I was dissatisfied with this outcome. It turns out that no news was not good news, like they say. No news was no news.

‘I don’t know who sent you that bear, Sally, but it’s possible that it’s a different bear, some idiot trying to mess with your head. There are all kinds of weirdos out there. It was reported in the newspapers at the time of your mother’s abduction that she had a teddy bear with her.’

‘It was my bear.’ I was angry.

‘If you say so.’

‘I don’t tell lies.’

I knew it was. I was absolutely sure, but I tried my breathing exercises and seeing it from Howard’s point of view. I could understand her reticence, but I’d been waiting for over a year now and she had nothing.

Again, she asked me if there was anything I remembered from the period of my captivity. By this time, I knew why I remembered nothing at all. My dad’s files had included lists of all the medication I had been given, both in the psychiatric unit with my mother and in the year or two after my adoption. Angela said that the dosages were highly irregular, that I must have been in a near-zombified state for the first year at least until I was eventually weaned off the drugs. I don’t remember being given tablets. Perhaps they had been mixed in with my food. How dare Dad do that to me.

The next time I got to see Tina, I was seething. As usual, she helped me to rationalize my feelings. I wasn’t wrong to be angry. It was a perfectly normal response. But she made me look at things from Dad’s point of view. If I had come across a child who had lived through a horrific situation, would I not try to take those memories from her? I heard Tina out, but I worried that maybe those buried feelings could emerge one day, that I wouldn’t be able to control them.

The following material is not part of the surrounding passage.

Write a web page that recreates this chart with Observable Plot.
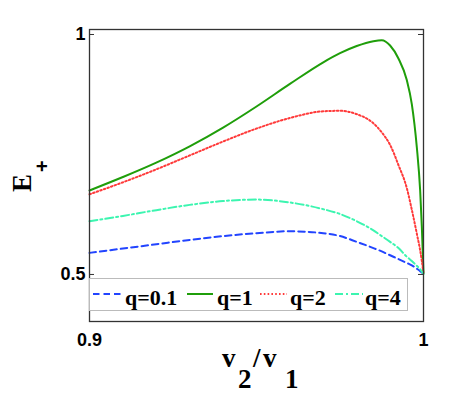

Most days, I could put it all to the back of my mind, but that churning anger was becoming more and more fiery, particularly since Detective Inspector Howard’s visit. Tina wondered if I felt threatened by the news, if I was worried that somehow Conor Geary would come back for me, but that wasn’t what scared me. It was wondering what he might have done afterwards. Do paedophiles stop being paedophiles if they’re not caught? I was not afraid of him, but I hated that he knew where I was. ‘S’ was out there somewhere.

‘Sending Toby was his way of letting me know that he still thought of me, that he was still in control.’

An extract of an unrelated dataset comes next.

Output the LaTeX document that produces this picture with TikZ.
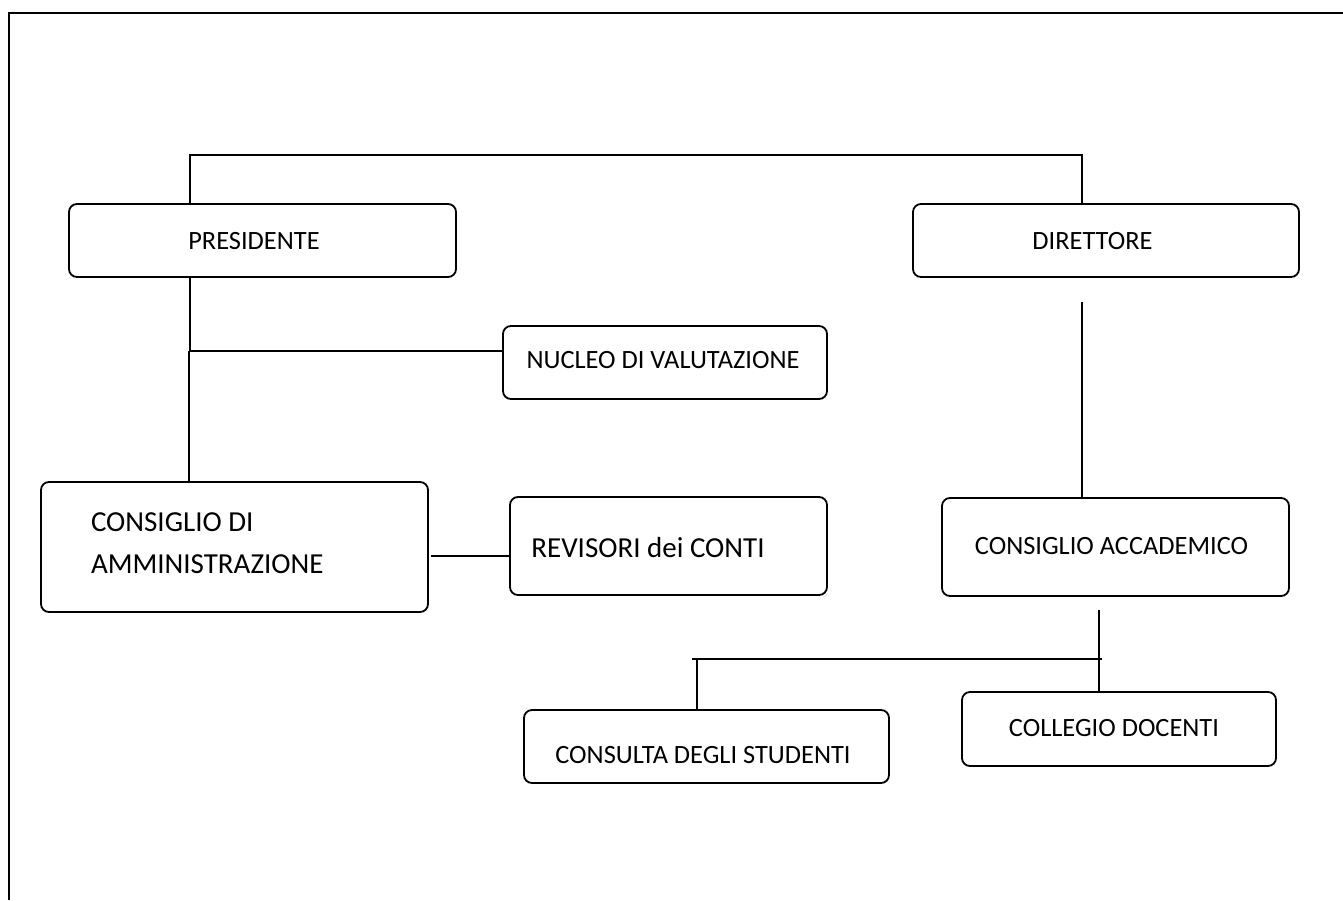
\documentclass[tikz,border=0pt]{standalone}
\usepackage{fontspec}
\setmainfont{Carlito}
\begin{document}
\begin{tikzpicture}[x=1pt,y=-1pt,
  box/.style={draw, line width=1.8pt, rounded corners=8pt, inner sep=0pt, outer sep=0pt},
  lbl/.style={inner sep=0pt, outer sep=0pt, font=\fontsize{26.4}{32}\selectfont, anchor=base},
  big/.style={font=\fontsize{29}{42}\selectfont},
  link/.style={line width=1.8pt},
  thick link/.style={line width=2.6pt},
  frame/.style={line width=2.4pt}]
\useasboundingbox (0,0) rectangle (1343,900);
\fill[white] (0,0) rectangle (1343,900);
% frame
\draw[frame] (9,900) -- (9,13) -- (1343,13);

% boxes
\node[box, minimum width=387pt, minimum height=73pt] (pres) at (262.5,240.5) {};
\node[box, minimum width=386pt, minimum height=73pt] (dir)  at (1106,240.5) {};
\node[box, minimum width=324pt, minimum height=73pt] (nuc)  at (665,362.5) {};
\node[box, minimum width=387pt, minimum height=130pt] (cda) at (234.5,547) {};
\node[box, minimum width=317pt, minimum height=98pt] (rev)  at (668.5,546) {};
\node[box, minimum width=347pt, minimum height=98pt] (cacc) at (1115.5,547) {};
\node[box, minimum width=314pt, minimum height=74pt] (coll) at (1119,729) {};
\node[box, minimum width=365pt, minimum height=73pt] (cons) at (706.5,746.5) {};

% labels
\node[lbl] (presT) at (254,249) {PRESIDENTE};
\node[lbl] (dirT) at (1092.5,249) {DIRETTORE};
\node[lbl] (nucT) at (663,368) {NUCLEO DI VALUTAZIONE};
\node[lbl, big] (revT) at (648,557) {REVISORI dei CONTI};
\node[lbl, big, align=left, anchor=west] (cdaT) at (91,543.5) {CONSIGLIO DI\\AMMINISTRAZIONE};
\node[lbl] (caccT) at (1111.5,554) {CONSIGLIO ACCADEMICO};
\node[lbl] (collT) at (1114,736) {COLLEGIO DOCENTI};
\node[lbl] (consT) at (703,763) {CONSULTA DEGLI STUDENTI};

% connector coordinates
\coordinate (tl) at (190,155);
\coordinate (tr) at (1082,155);
\coordinate (jn) at (190,351);
\coordinate (jl) at (189,351);
\coordinate (rv) at (431,556);
\coordinate (dtop) at (1082,302);
\coordinate (ctop) at (1099,610);
\coordinate (hl) at (692,659);
\coordinate (hr) at (1102,659);
\coordinate (hs) at (697,659);

% connectors
\draw[link] (pres.north -| tl) -- (tl) -- (tr) -- (dir.north -| tr);
\draw[link] (pres.south -| jn) -- (jn);
\draw[link] (jl) -- (cda.north -| jl);
\draw[link] (jl) -- (nuc.west |- jn);
\draw[link] (rv) -- (rev.west |- rv);
\draw[link] (dtop) -- (cacc.north -| dtop);
\draw[link] (ctop) -- (coll.north -| ctop);
\draw[thick link] (hl) -- (hr);
\draw[link] (hs) -- (cons.north -| hs);
\end{tikzpicture}
\end{document}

I hated him. I told Tina that I would like to kill him. He had committed a horrific crime and got away with it. What was to stop him doing it again and turning up in Ireland?

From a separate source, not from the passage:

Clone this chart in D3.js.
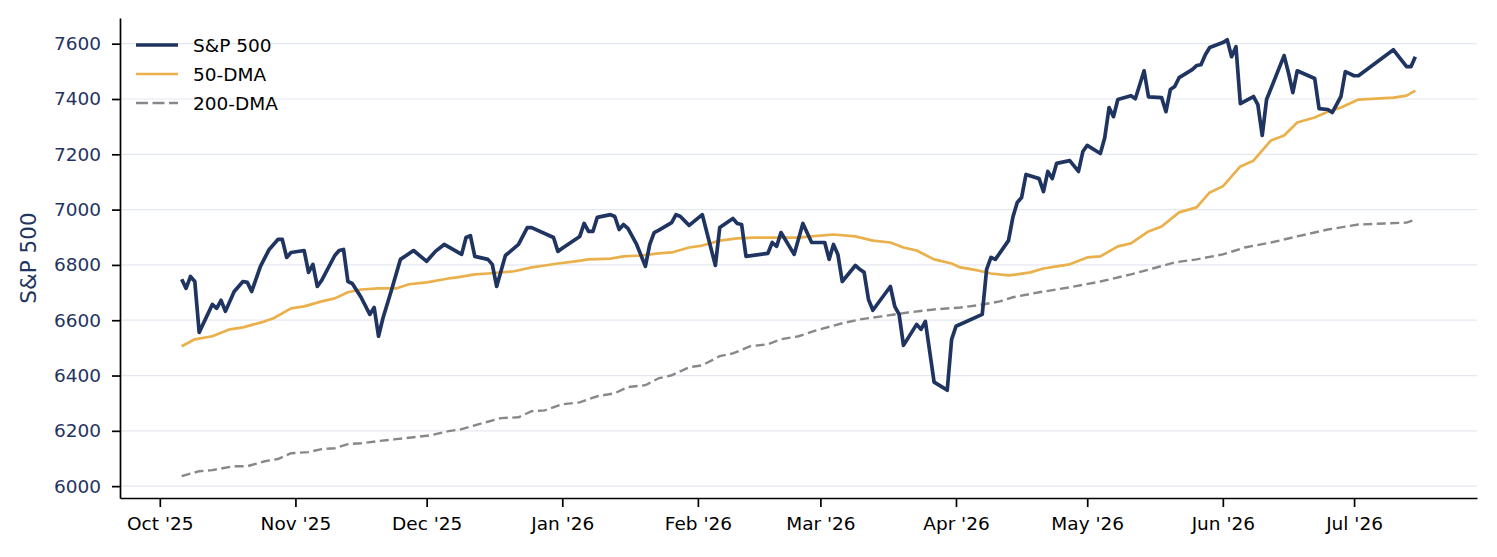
<!DOCTYPE html>
<html>
<head>
<meta charset="utf-8">
<script src="https://cdn.jsdelivr.net/npm/d3@7"></script>
<style>
  body { margin: 0; background: #fff; }
  svg { display: block; font-family: "DejaVu Sans", sans-serif; }
</style>
</head>
<body>
<svg id="chart" width="1497" height="557"></svg>
<script>
// S&P 500 close
const spxDates = [
  '2025-10-06','2025-10-07','2025-10-08','2025-10-09','2025-10-10','2025-10-13','2025-10-14','2025-10-15','2025-10-16','2025-10-18',
  '2025-10-20','2025-10-21','2025-10-22','2025-10-24','2025-10-26','2025-10-28','2025-10-29','2025-10-30','2025-10-31','2025-11-03',
  '2025-11-04','2025-11-05','2025-11-06','2025-11-07','2025-11-10','2025-11-11','2025-11-12','2025-11-13','2025-11-14','2025-11-16',
  '2025-11-18','2025-11-19','2025-11-20','2025-11-21','2025-11-23','2025-11-25','2025-11-28','2025-12-01','2025-12-03','2025-12-05',
  '2025-12-09','2025-12-10','2025-12-11','2025-12-12','2025-12-15','2025-12-16','2025-12-17','2025-12-19','2025-12-22','2025-12-24',
  '2025-12-25','2025-12-30','2025-12-31','2026-01-01','2026-01-05','2026-01-06','2026-01-07','2026-01-08','2026-01-09','2026-01-12',
  '2026-01-13','2026-01-14','2026-01-15','2026-01-16','2026-01-18','2026-01-20','2026-01-21','2026-01-22','2026-01-23','2026-01-26',
  '2026-01-27','2026-01-28','2026-01-30','2026-02-02','2026-02-05','2026-02-06','2026-02-09','2026-02-10','2026-02-11','2026-02-12',
  '2026-02-17','2026-02-18','2026-02-19','2026-02-20','2026-02-23','2026-02-25','2026-02-27','2026-03-02','2026-03-03','2026-03-04',
  '2026-03-05','2026-03-06','2026-03-09','2026-03-10','2026-03-11','2026-03-12','2026-03-13','2026-03-17','2026-03-18','2026-03-19',
  '2026-03-20','2026-03-23','2026-03-24','2026-03-25','2026-03-27','2026-03-30','2026-03-31','2026-04-01','2026-04-07','2026-04-08',
  '2026-04-09','2026-04-10','2026-04-13','2026-04-14','2026-04-15','2026-04-16','2026-04-17','2026-04-20','2026-04-21','2026-04-22',
  '2026-04-23','2026-04-24','2026-04-27','2026-04-29','2026-04-30','2026-05-01','2026-05-04','2026-05-05','2026-05-06','2026-05-07',
  '2026-05-08','2026-05-11','2026-05-12','2026-05-14','2026-05-15','2026-05-18','2026-05-19','2026-05-20','2026-05-21','2026-05-22',
  '2026-05-25','2026-05-26','2026-05-27','2026-05-28','2026-05-29','2026-06-01','2026-06-02','2026-06-03','2026-06-04','2026-06-05',
  '2026-06-08','2026-06-09','2026-06-10','2026-06-11','2026-06-15','2026-06-16','2026-06-17','2026-06-18','2026-06-22','2026-06-23',
  '2026-06-25','2026-06-26','2026-06-28','2026-06-29','2026-07-01','2026-07-02','2026-07-10','2026-07-13','2026-07-14','2026-07-15'
];
const spxValues = [
  6748,6715,6758,6740,6556,6657,6643,6672,6632,6704,
  6740,6737,6704,6795,6856,6892,6892,6827,6845,6852,
  6773,6802,6722,6744,6834,6852,6856,6740,6733,6683,
  6621,6646,6542,6607,6711,6820,6852,6813,6849,6874,
  6838,6899,6906,6831,6820,6802,6722,6834,6874,6935,
  6935,6899,6849,6860,6903,6950,6921,6921,6972,6982,
  6975,6928,6946,6932,6874,6795,6874,6917,6925,6953,
  6982,6975,6943,6982,6798,6935,6968,6950,6946,6831,
  6842,6881,6867,6917,6838,6950,6881,6881,6820,6874,
  6838,6740,6798,6784,6773,6675,6636,6722,6650,6621,
  6509,6585,6567,6596,6376,6347,6531,6578,6621,6784,
  6827,6820,6888,6972,7026,7044,7127,7112,7065,7138,
  7112,7167,7177,7138,7210,7232,7203,7260,7369,7336,
  7398,7412,7401,7502,7408,7405,7354,7434,7445,7477,
  7506,7521,7524,7560,7586,7604,7614,7553,7589,7383,
  7409,7380,7268,7398,7557,7495,7423,7502,7474,7365,
  7362,7351,7409,7499,7484,7484,7578,7517,7517,7553
];

// 50-day moving average
const dma50Dates = [
  '2025-10-06','2025-10-09','2025-10-13','2025-10-17','2025-10-20','2025-10-25','2025-10-27','2025-10-31','2025-11-03','2025-11-07',
  '2025-11-10','2025-11-13','2025-11-16','2025-11-20','2025-11-24','2025-11-27','2025-12-01','2025-12-06','2025-12-08','2025-12-12',
  '2025-12-15','2025-12-21','2025-12-25','2025-12-28','2025-12-31','2026-01-04','2026-01-07','2026-01-12','2026-01-15','2026-01-19',
  '2026-01-23','2026-01-26','2026-01-30','2026-02-02','2026-02-06','2026-02-10','2026-02-14','2026-02-19','2026-02-24','2026-02-27',
  '2026-03-04','2026-03-09','2026-03-13','2026-03-17','2026-03-20','2026-03-23','2026-03-27','2026-03-31','2026-04-02','2026-04-06',
  '2026-04-09','2026-04-13','2026-04-15','2026-04-18','2026-04-21','2026-04-24','2026-04-27','2026-05-01','2026-05-04','2026-05-08',
  '2026-05-11','2026-05-15','2026-05-18','2026-05-22','2026-05-26','2026-05-29','2026-06-01','2026-06-05','2026-06-08','2026-06-12',
  '2026-06-15','2026-06-18','2026-06-22','2026-06-25','2026-06-28','2026-07-02','2026-07-10','2026-07-13','2026-07-15'
];
const dma50Values = [
  6506,6531,6542,6567,6574,6596,6607,6643,6650,6668,
  6679,6701,6711,6715,6715,6730,6737,6751,6755,6766,
  6769,6777,6791,6798,6805,6813,6820,6823,6831,6834,
  6842,6845,6863,6870,6888,6896,6899,6899,6899,6903,
  6910,6903,6888,6881,6863,6852,6820,6805,6791,6780,
  6769,6762,6766,6773,6787,6795,6802,6827,6831,6867,
  6878,6921,6939,6990,7008,7062,7084,7156,7177,7250,
  7268,7315,7333,7354,7369,7398,7405,7412,7430
];

// 200-day moving average
const dma200Dates = [
  '2025-10-06','2025-10-10','2025-10-13','2025-10-18','2025-10-21','2025-10-25','2025-10-28','2025-10-31','2025-11-04','2025-11-07',
  '2025-11-10','2025-11-13','2025-11-16','2025-11-20','2025-11-24','2025-11-28','2025-12-02','2025-12-06','2025-12-09','2025-12-12',
  '2025-12-18','2025-12-22','2025-12-25','2025-12-28','2026-01-01','2026-01-05','2026-01-09','2026-01-13','2026-01-16','2026-01-20',
  '2026-01-23','2026-01-26','2026-01-30','2026-02-02','2026-02-06','2026-02-09','2026-02-13','2026-02-17','2026-02-20','2026-02-24',
  '2026-02-28','2026-03-06','2026-03-10','2026-03-15','2026-03-21','2026-03-27','2026-04-02','2026-04-06','2026-04-11','2026-04-14',
  '2026-04-20','2026-04-27','2026-05-04','2026-05-11','2026-05-16','2026-05-21','2026-05-26','2026-06-01','2026-06-06','2026-06-12',
  '2026-06-18','2026-06-25','2026-07-02','2026-07-08','2026-07-13','2026-07-15'
];
const dma200Values = [
  6036,6054,6058,6072,6072,6090,6098,6119,6123,6134,
  6137,6152,6155,6163,6170,6177,6184,6199,6206,6220,
  6246,6249,6271,6274,6296,6303,6325,6336,6358,6365,
  6390,6401,6430,6437,6470,6480,6506,6513,6531,6542,
  6563,6589,6603,6614,6628,6639,6646,6654,6668,6683,
  6701,6719,6740,6766,6787,6809,6820,6838,6863,6881,
  6903,6928,6946,6950,6953,6964
];

const yTicks = [6000, 6200, 6400, 6600, 6800, 7000, 7200, 7400, 7600];
const seriesNames = ['S&P 500', '50-DMA', '200-DMA'];
const yLabel = 'S&P 500';

const navy = '#1f3461';
const gold = '#e9b04b';
const grey = '#888888';

const parse = d3.timeParse('%Y-%m-%d');
const zip = (ds, vs) => ds.map((d, i) => ({ date: parse(d), value: vs[i] }));
const spx = zip(spxDates, spxValues);
const dma50 = zip(dma50Dates, dma50Values);
const dma200 = zip(dma200Dates, dma200Values);

const svg = d3.select('#chart');
const plotLeft = 120, plotRight = 1477, plotTop = 18, plotBottom = 498;

// matplotlib-style 5% margins around the data
const xExt = d3.extent(spx, d => d.date);
const xPad = (xExt[1] - xExt[0]) * 0.05;
const x = d3.scaleTime()
  .domain([new Date(+xExt[0] - xPad), new Date(+xExt[1] + xPad)])
  .range([plotLeft, plotRight]);

const allVals = spxValues.concat(dma50Values, dma200Values);
const yExt = d3.extent(allVals);
const yPad = (yExt[1] - yExt[0]) * 0.05;
const y = d3.scaleLinear()
  .domain([yExt[0] - yPad, yExt[1] + yPad])
  .range([plotBottom, plotTop]);

// grid
svg.append('g')
  .selectAll('line')
  .data(yTicks)
  .enter()
  .append('line')
  .attr('x1', plotLeft)
  .attr('x2', plotRight)
  .attr('y1', d => y(d))
  .attr('y2', d => y(d))
  .attr('stroke', '#e4e8f0')
  .attr('stroke-width', 1.2);

const line = d3.line()
  .x(d => x(d.date))
  .y(d => y(d.value));

svg.append('path')
  .datum(dma200)
  .attr('d', line)
  .attr('fill', 'none')
  .attr('stroke', grey)
  .attr('stroke-width', 2.4)
  .attr('stroke-dasharray', '9,4.5');

svg.append('path')
  .datum(dma50)
  .attr('d', line)
  .attr('fill', 'none')
  .attr('stroke', gold)
  .attr('stroke-width', 2.7)
  .attr('stroke-linejoin', 'round');

svg.append('path')
  .datum(spx)
  .attr('d', line)
  .attr('fill', 'none')
  .attr('stroke', navy)
  .attr('stroke-width', 3.7)
  .attr('stroke-linejoin', 'round');

// axes
const monthTicks = d3.timeMonth.range(new Date(2025, 9, 1), new Date(2026, 7, 1));

const xAxis = svg.append('g')
  .attr('transform', `translate(0,${plotBottom})`)
  .call(d3.axisBottom(x)
    .tickValues(monthTicks)
    .tickFormat(d3.timeFormat("%b '%y"))
    .tickSize(9)
    .tickSizeOuter(0)
    .tickPadding(10));
xAxis.select('.domain').attr('stroke', '#000').attr('stroke-width', 1.7);
xAxis.selectAll('.tick line').attr('stroke', '#000').attr('stroke-width', 1.7);
xAxis.selectAll('.tick text')
  .attr('fill', '#000')
  .style('font-size', '18.5px')
  .style('font-family', '"DejaVu Sans", sans-serif');

const yAxis = svg.append('g')
  .attr('transform', `translate(${plotLeft},0)`)
  .call(d3.axisLeft(y)
    .tickValues(yTicks)
    .tickFormat(d3.format('d'))
    .tickSize(8)
    .tickSizeOuter(0)
    .tickPadding(11));
yAxis.select('.domain').attr('stroke', '#000').attr('stroke-width', 1.7);
yAxis.selectAll('.tick line').attr('stroke', '#000').attr('stroke-width', 1.7);
yAxis.selectAll('.tick text')
  .attr('fill', navy)
  .style('font-size', '18.5px')
  .style('font-family', '"DejaVu Sans", sans-serif');

svg.append('text')
  .attr('transform', `translate(28,${(plotTop + plotBottom) / 2}) rotate(-90)`)
  .attr('text-anchor', 'middle')
  .attr('dominant-baseline', 'central')
  .attr('fill', navy)
  .style('font-size', '21.5px')
  .text(yLabel);

// legend
const legendStyles = [
  { color: navy, width: 3.7, dash: null },
  { color: gold, width: 2.7, dash: null },
  { color: grey, width: 2.4, dash: '12,4.5' }
];
const legend = svg.append('g')
  .selectAll('g')
  .data(seriesNames)
  .enter()
  .append('g')
  .attr('transform', (d, i) => `translate(136,${45 + i * 29})`);

legend.append('line')
  .attr('x1', 0)
  .attr('x2', 42)
  .attr('stroke', (d, i) => legendStyles[i].color)
  .attr('stroke-width', (d, i) => legendStyles[i].width)
  .attr('stroke-dasharray', (d, i) => legendStyles[i].dash);

legend.append('text')
  .attr('x', 57)
  .attr('dominant-baseline', 'central')
  .attr('fill', '#000')
  .style('font-size', '18.5px')
  .text(d => d);
</script>
</body>
</html>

‘After the visit from DI Howard, I went outside the back door and smashed a vase in the yard. I’ve never done anything like that before. My anger scared me.’

Tina told me to focus on my breathing exercises and asked me if I was continuing my yoga practice at home.

I told her I’d decided to sell the house. It was even more urgent now, because I didn’t feel safe there alone. She asked if a sophisticated alarm system would make me feel safe. I knew that it was impossible to hide in a small village, but I was also too scared to move to a bigger unknown place; even Roscommon town was too big and noisy for me. ‘He will be able to find me, if he comes back here.’

‘I don’t think he has much interest in adult women, Sally. He’s eighty-four now? He must be frail. I doubt that you would be in physical danger from him. And we still don’t know for sure that he sent you the bear, though it seems likely. Is there anything else that worries you about him?’